Sunday, July 12, 2009
If I have not compassion on my fellow servant, even as my Lord had pity on me, then I know nothing of Calvary love.
If I can easily discuss the shortcomings and the sins of any; if I can speak in a casual way even of a child's misdoings, then I know nothing of Calvary love.
If I can enjoy a joke at the expense of another; if I can in any way slight another in conversation, or even in thought, then I know nothing of Calvary love.
If I can write an unkind letter, speak an unkind word, think an unkind thought without grief and shame, then I know nothing of Calvary love.
If I am afraid to speak the truth, lest I lose affection, or lest the one concerned should say, "You do not understand," or because I fear to lose my reputation for kindness; if I put my own good name before the other's highest good, then I know nothing of Calvary love.
If I myself dominate myself, if my thoughts revolve around myself, if I am so occupied with myself I rarely have "a heart at leisure from itself," then I know nothing of Calvary love.
If I cannot in honest happiness take the second place (or twentieth); if I cannot take the first without making a fuss about my unworthiness, then I know nothing of Calvary love.
If I do not give a friend "the benefit of the doubt," but put the worst construction instead of the best on what is said or done, then I know nothing of Calvary love.
If I take offense easily; if I am content to continue in a cool unfriendliness, though friendship be possible, then I know nothing of Calvary love.

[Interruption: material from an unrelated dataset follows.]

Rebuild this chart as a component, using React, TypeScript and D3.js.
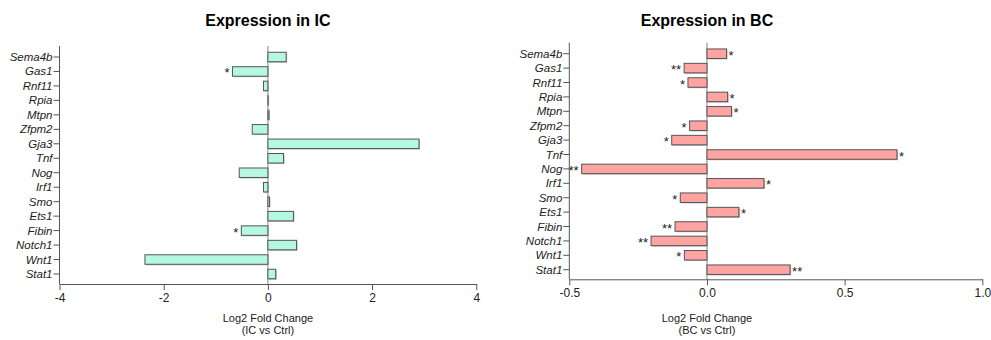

If a sudden jar can cause me to speak an impatient, unloving word, then I know nothing of Calvary love. For a cup brimful of sweet water cannot spill even one drop of bitter water, however suddenly jolted.
If I say, "Yes, I forgive, but I cannot forget," as though the God, who twice a day washes all the sands on all the shores of all the world, could not wash such memories from my mind, then I know nothing of Calvary love.
If souls can suffer alongside, and I hardly know it, because the spirit of discernment is not in me, then I know nothing of Calvary love.
If the praise of man elates me and his blame depresses me; if I cannot rest under misunderstanding without defending myself; if I love to be loved more than to love, to be served more than to serve, then I know nothing of Calvary love.
If in the fellowship of service I seek to attach a friend to myself, so that others are caused to feel unwanted; if my friendships do not draw others deeper in, but are ungenerous, then I know nothing of Calvary love.
That which I know not, teach Thou me, O Lord, my God.